National Museum's half-baked Harappan food walk sans a non-vegetarian menu

Historical Gastronomica: The Indus Dining Experience is on till February 25

National Museum's half-baked Harappan food walk sans a non-vegetarian menu Harappan Civilization food pop-up at Delhi's National Museum

The ‘Historical Gastronomica: The Indus Dining Experience’ at the National Museum in Delhi has a specially crafted tasting menu on Harappan food culture that includes Khatti dal, Kachri ki sabzi, black gram stewed with jaggery and seasame oil, raggi ladu, thin barley griddle cakes, sweet rice with banana and honey and a special “Indus Valley Khichri”. However, it has removed its non-vegetarian options from its menu, which included meat fat soup, quail roasted in Saal patta and salt cured sheep, at the last minute.

What should a food pop-up at Delhi's National Museum be like? Considering it's one of the largest museums in India, housing the most significant art objects from the prehistoric to the modern era, it's a surprise how the idea of interpreting ancient history on a gustatory plane hasn't been explored yet.

Architect and conservation consultant Somi Chatterjee, during a walk-through for ‘Historical Gastronomica’ on Harappan food culture at the National Museum in Delhi, asks a group a visitors if they know what Umami is. The evolved palate of the Harappans included all kinds of pulses, lentils and spices including garlic, ginger and coriander. Salt was amply available. Their cooking implements, vessels, chulhas and pits were so sophisticated, they even barbequed and distilled. Chatterjee also informs visitors how there might have been hilsa and shutki fish (dried fish). When she reaches the Harappan sites on the Markan coast in the Balochistan province on the map, we learn how the Harappans tamed their camels who could often act fussy. “They made a paste out of dates (seeds) and powdered fish bones. And the mash was fed to the camels to sustain them. They also ate the same thing,” Chatterjee reveals slowly and carefully, waiting to see the reaction. “We shared bread with the camel,” she declares with a hint of pride. 

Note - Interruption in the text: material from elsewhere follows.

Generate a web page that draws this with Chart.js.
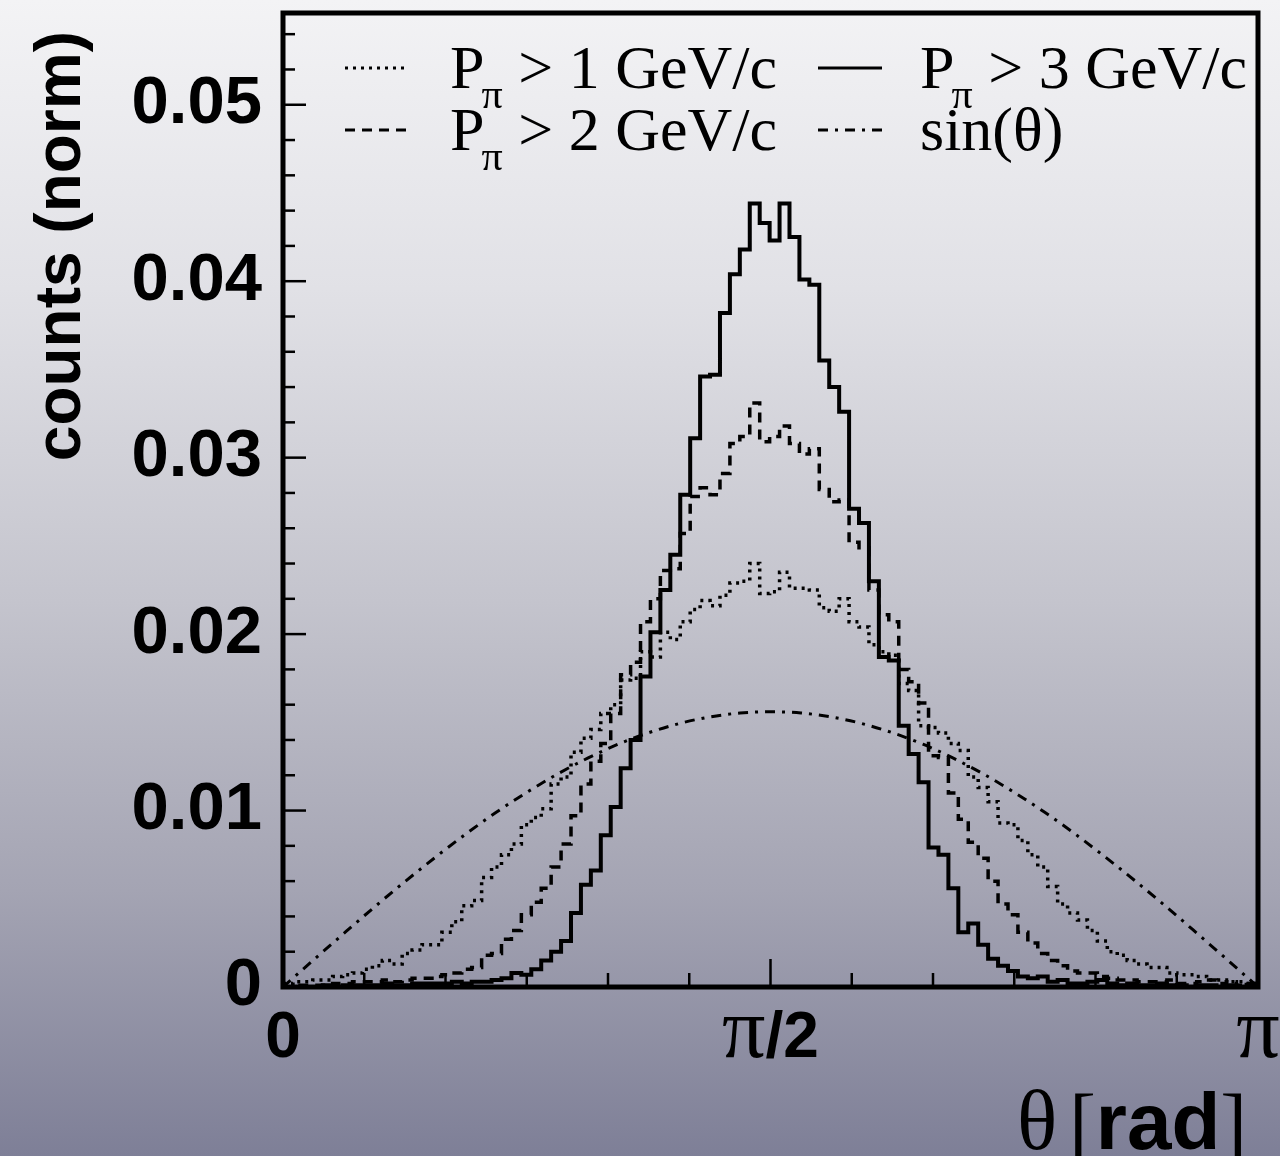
<!DOCTYPE html>
<html>
<head>
<meta charset="utf-8">
<script src="https://cdn.jsdelivr.net/npm/chart.js@4.4.0/dist/chart.umd.min.js"></script>
<style>
html,body{margin:0;padding:0;}
body{width:1280px;height:1156px;overflow:hidden;
background:linear-gradient(to bottom, rgb(243,243,245) 0%, rgb(225,225,230) 25%, rgb(196,196,205) 52%, rgb(164,164,179) 77%, rgb(126,127,151) 100%);}
#wrap{position:relative;width:1280px;height:1156px;}
canvas{display:block;}
</style>
</head>
<body>
<div id="wrap"><canvas id="c" width="1280" height="1156"></canvas></div>
<script>
// histogram binning (rad): bins of 0.032 starting at 0
const binWidth = 0.032;

// P_pi > 1 GeV/c (dotted)
const pGt1 = [0.0002,0.0003,0.0003,0.0004,0.0004,0.0006,0.0007,0.0008,0.0010,0.0012,
  0.0015,0.0013,0.0019,0.0021,0.0024,0.0024,0.0031,0.0037,0.0046,0.0049,
  0.0062,0.0068,0.0075,0.0081,0.0092,0.0096,0.0101,0.0115,0.0119,0.0133,
  0.0141,0.0146,0.0155,0.0160,0.0174,0.0175,0.0190,0.0187,0.0201,0.0197,
  0.0207,0.0214,0.0219,0.0216,0.0222,0.0229,0.0230,0.0240,0.0223,0.0224,
  0.0235,0.0226,0.0226,0.0225,0.0215,0.0213,0.0220,0.0207,0.0204,0.0194,
  0.0190,0.0188,0.0172,0.0168,0.0148,0.0147,0.0144,0.0138,0.0134,0.0119,
  0.0113,0.0105,0.0093,0.0092,0.0083,0.0075,0.0068,0.0057,0.0047,0.0042,
  0.0038,0.0032,0.0026,0.0020,0.0018,0.0015,0.0013,0.0011,0.0011,0.0008,
  0.0007,0.0007,0.0006,0.0004,0.0004,0.0003,0.0003,0.0002,0.0001];

// P_pi > 2 GeV/c (dashed)
const pGt2 = [0.0000,0.0001,0.0001,0.0001,0.0001,0.0002,0.0002,0.0003,0.0003,0.0003,
  0.0004,0.0003,0.0004,0.0005,0.0005,0.0006,0.0007,0.0008,0.0010,0.0011,
  0.0018,0.0019,0.0027,0.0032,0.0041,0.0048,0.0056,0.0068,0.0081,0.0097,
  0.0115,0.0128,0.0138,0.0155,0.0177,0.0184,0.0207,0.0220,0.0236,0.0237,
  0.0257,0.0278,0.0283,0.0279,0.0291,0.0308,0.0312,0.0331,0.0309,0.0312,
  0.0318,0.0308,0.0302,0.0305,0.0282,0.0275,0.0276,0.0252,0.0249,0.0225,
  0.0211,0.0207,0.0180,0.0173,0.0161,0.0131,0.0130,0.0110,0.0095,0.0082,
  0.0073,0.0060,0.0047,0.0041,0.0031,0.0025,0.0019,0.0015,0.0012,0.0009,
  0.0008,0.0008,0.0006,0.0005,0.0004,0.0004,0.0003,0.0003,0.0003,0.0004,
  0.0002,0.0002,0.0003,0.0004,0.0002,0.0003,0.0001,0.0002,0.0001];

// P_pi > 3 GeV/c (solid)
const pGt3 = [0.0000,0.0000,0.0000,0.0000,0.0001,0.0000,0.0001,0.0001,0.0001,0.0001,
  0.0002,0.0001,0.0001,0.0002,0.0002,0.0002,0.0002,0.0003,0.0002,0.0003,
  0.0003,0.0004,0.0005,0.0008,0.0007,0.0010,0.0015,0.0020,0.0026,0.0042,
  0.0058,0.0066,0.0086,0.0102,0.0124,0.0140,0.0176,0.0201,0.0225,0.0245,
  0.0279,0.0311,0.0346,0.0347,0.0382,0.0404,0.0418,0.0444,0.0433,0.0423,
  0.0444,0.0425,0.0401,0.0398,0.0355,0.0340,0.0326,0.0271,0.0263,0.0230,
  0.0187,0.0185,0.0148,0.0132,0.0116,0.0079,0.0075,0.0056,0.0031,0.0036,
  0.0024,0.0016,0.0012,0.0009,0.0006,0.0005,0.0006,0.0003,0.0004,0.0002,
  0.0002,0.0003,0.0004,0.0002,0.0001,0.0002,0.0001,0.0001,0.0002,0.0001,
  0.0001,0.0000,0.0001,0.0001,0.0000,0.0001,0.0000,0.0000,0.0000];

// sin(theta) reference curve (normalised), read at theta points
const sinTheta = [0,0.0982,0.1963,0.2945,0.3927,0.4909,0.5890,0.6872,0.7854,0.8836,0.9817,
  1.0799,1.1781,1.2763,1.3744,1.4726,1.5708,1.6690,1.7671,1.8653,1.9635,2.0617,
  2.1598,2.2580,2.3562,2.4544,2.5525,2.6507,2.7489,2.8471,2.9452,3.0434,3.1416];
const sinValue = [0,0.00153,0.00304,0.00453,0.00597,0.00735,0.00867,0.00990,0.01103,0.01206,0.01297,
  0.01376,0.01441,0.01493,0.01530,0.01553,0.01560,0.01553,0.01530,0.01493,0.01441,0.01376,
  0.01297,0.01206,0.01103,0.00990,0.00867,0.00735,0.00597,0.00453,0.00304,0.00153,0];

// axis ticks / labels
const yMax = 0.0552;
const yMajorStep = 0.01;
const yMinorStep = 0.002;
const xTickStep = Math.PI / 12;
const xLabelValues = [0, Math.PI / 2, Math.PI];
const xLabelParts = [[['0','sans']], [['π','serif'],['/2','sans']], [['π','serif']]];
const yTitle = 'counts (norm)';
const legendItems = [
  {num:'1', kind:'dotted', col:0, row:0},
  {num:'2', kind:'dashed', col:0, row:1},
  {num:'3', kind:'solid',  col:1, row:0},
  {num:null, kind:'dashdot', col:1, row:1, text:'sin(θ)'}
];

const SANS = "'Liberation Sans', Arial, Helvetica, sans-serif";
const SERIF = "'Liberation Serif', 'Times New Roman', serif";
const DASH = {dotted:[3,5], dashed:[10,7], solid:[], dashdot:[10,7,3,7]};

function hist(values){
  const pts = values.map((v,i)=>({x:i*binWidth, y:v}));
  pts.push({x:values.length*binWidth, y:values[values.length-1]});
  return pts;
}

function drawSegs(ctx, segs, x, y){
  segs.forEach(s => { ctx.font = s[1]; ctx.fillText(s[0], x, y + (s[2]||0)); x += ctx.measureText(s[0]).width + (s[3]||0); });
}
function segsWidth(ctx, segs){
  let w = 0; segs.forEach(s => { ctx.font = s[1]; w += ctx.measureText(s[0]).width + (s[3]||0); }); return w;
}

const decor = {
  id:'decor',
  afterDatasetsDraw(chart){
    const ctx = chart.ctx, a = chart.chartArea;
    const xs = chart.scales.x, ys = chart.scales.y;
    ctx.save();
    ctx.strokeStyle = '#000'; ctx.fillStyle = '#000';
    // ticks
    ctx.lineWidth = 2.5; ctx.setLineDash([]);
    const nY = Math.round(0.054 / yMinorStep);
    for (let i = 0; i <= nY; i++) {
      const y = ys.getPixelForValue(i * yMinorStep);
      const len = (i % 5 === 0) ? 23 : 12;
      ctx.beginPath(); ctx.moveTo(a.left, y); ctx.lineTo(a.left + len, y); ctx.stroke();
    }
    for (let j = 0; j <= 12; j++) {
      const x = xs.getPixelForValue(j * xTickStep);
      const len = (j % 6 === 0) ? 28 : 14;
      ctx.beginPath(); ctx.moveTo(x, a.bottom); ctx.lineTo(x, a.bottom - len); ctx.stroke();
    }
    // frame
    ctx.lineWidth = 5;
    ctx.strokeRect(a.left, a.top, a.right - a.left, a.bottom - a.top);

    // x tick labels
    ctx.textBaseline = 'alphabetic';
    ctx.textAlign = 'left';
    xLabelValues.forEach((v, idx) => {
      const segs = xLabelParts[idx].map(p => [p[0], p[1] === 'sans' ? `bold 64px ${SANS}` : `86px ${SERIF}`]);
      const w = segsWidth(ctx, segs);
      drawSegs(ctx, segs, xs.getPixelForValue(v) - w / 2, 1057);
    });

    // x title: θ [rad]
    {
      const segs = [['θ', `84px ${SERIF}`, 0, 12], ['[', `80px ${SERIF}`], ['rad', `bold 80px ${SANS}`], [']', `80px ${SERIF}`]];
      const w = segsWidth(ctx, segs);
      drawSegs(ctx, segs, 1247 - w, 1149);
    }

    // y title
    ctx.save();
    ctx.translate(80, a.top + 18);
    ctx.rotate(-Math.PI / 2);
    ctx.font = `bold 64px ${SANS}`;
    ctx.textAlign = 'right';
    ctx.fillText(yTitle, 0, 0);
    ctx.restore();

    // legend
    const colSample = [345, 818], colText = [450, 920], rowY = [68, 130];
    ctx.textAlign = 'left';
    legendItems.forEach(it => {
      const y = rowY[it.row];
      ctx.lineWidth = 3;
      ctx.setLineDash(DASH[it.kind]);
      ctx.beginPath(); ctx.moveTo(colSample[it.col], y); ctx.lineTo(colSample[it.col] + 64, y); ctx.stroke();
      ctx.setLineDash([]);
      const base = y + 20;
      if (it.num !== null) {
        drawSegs(ctx, [['P', `62px ${SERIF}`, 0, -3], ['π', `42px ${SERIF}`, 20], [' > ' + it.num + ' GeV/c', `62px ${SERIF}`]], colText[it.col], base);
      } else {
        drawSegs(ctx, [[it.text, `62px ${SERIF}`]], colText[it.col], base);
      }
    });
    ctx.restore();
  }
};

const ds = (data, kind, w, extra) => Object.assign({
  data, borderColor:'#000', backgroundColor:'#000', borderWidth:w,
  borderDash:DASH[kind], pointRadius:0, fill:false
}, extra);

new Chart(document.getElementById('c'), {
  type:'line',
  data:{ datasets:[
    ds(hist(pGt1), 'dotted', 3.5, {stepped:'before', label:'P>1'}),
    ds(hist(pGt2), 'dashed', 3.5, {stepped:'before', label:'P>2'}),
    ds(hist(pGt3), 'solid', 4, {stepped:'before', label:'P>3'}),
    ds(sinTheta.map((t,i)=>({x:t, y:sinValue[i]})), 'dashdot', 3, {cubicInterpolationMode:'monotone', label:'sin'})
  ]},
  options:{
    responsive:false, animation:false, devicePixelRatio:1,
    layout:{padding:{top:13, right:22, left:0, bottom:0}},
    plugins:{legend:{display:false}, tooltip:{enabled:false}},
    scales:{
      x:{type:'linear', min:0, max:Math.PI,
         ticks:{display:false}, grid:{display:false}, border:{display:false},
         afterFit(s){ s.height = 169; s.paddingLeft = 0; s.paddingRight = 0; }},
      y:{type:'linear', min:0, max:yMax,
         ticks:{stepSize:yMajorStep, includeBounds:false, padding:21, color:'#000',
                font:{family:SANS, weight:'bold', size:67}},
         grid:{display:false, drawTicks:false}, border:{display:false},
         afterFit(s){ s.width = 283; s.paddingTop = 0; s.paddingBottom = 0; }}
    }
  },
  plugins:[decor]
});
</script>
</body>
</html>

It is to be borne in mind that inhabitants of the middle Bronze age across Asia ate meat. There is  sufficient documented evidence of domesticated animals in the Harappan age; they are believed to have kept sheep, goats, buffaloes, chickens and hunted for animals and wildfowl, apart from consuming fish and shellfish from the rivers and the seas. Also the argument of the additional director general of National Museum, as reported in the Indian Express, that the presence of idols of gods and goddesses, and a relic of Lord Buddha, might make the cooking of non-vegetarian food on the premises a sensitive matter does not hold water. Divinity of the religious kind is not infused in sculptures and art objects, unless these idols are consecrated in temples with proper rituals. 

With the ongoing Indus Dining Experience―curated jointly by the National Museum and One Station Million Stories (OSMS)―the premier Institute is flipping the narrative once again in visitor engagement. By opening out its premises to offer a re-creation of the food of the Harappan Civilization with a curated menu, the museum is pro-actively looking at revisiting years of archaeological research and artefacts on the subcontinent's earliest known urban culture. When you think about how the National Museum has one of the most impressive artefact collection on the Indus Valley Civilization―its thematic gallery also displays the famous Bronze Dancing Girl, which was excavated from Mohenjodaro, a Harappan site―a literal re-imagining of the food of the Indus people by experts in the field is not to be missed. The in-house vendor of the National Museum canteen has been shifted out for the duration of the exhibition to allow for a celebrity chef to take over with his Indus Kitchen.

The special Indus Valley menu strictly adheres to ingredients identified by archaeologists and researchers from sites of Indus-Saraswati civilization, culled out by OSMS, a Delhi-based collective of conservation architects. They have attempted to emulate the documented temperature, speed and cooking techniques of this pre-historic time in collaboration with National award-winning chef Sabyasachi Gorai, popularly known as Chef Saby.

The food tasters are for ₹650 and dinner is ₹3,250 for vegetarian menu only.

When: 19 Feb, 9 am – 25 Feb, 8 pm

Where: National Museum, Janpath Road, New Delhi.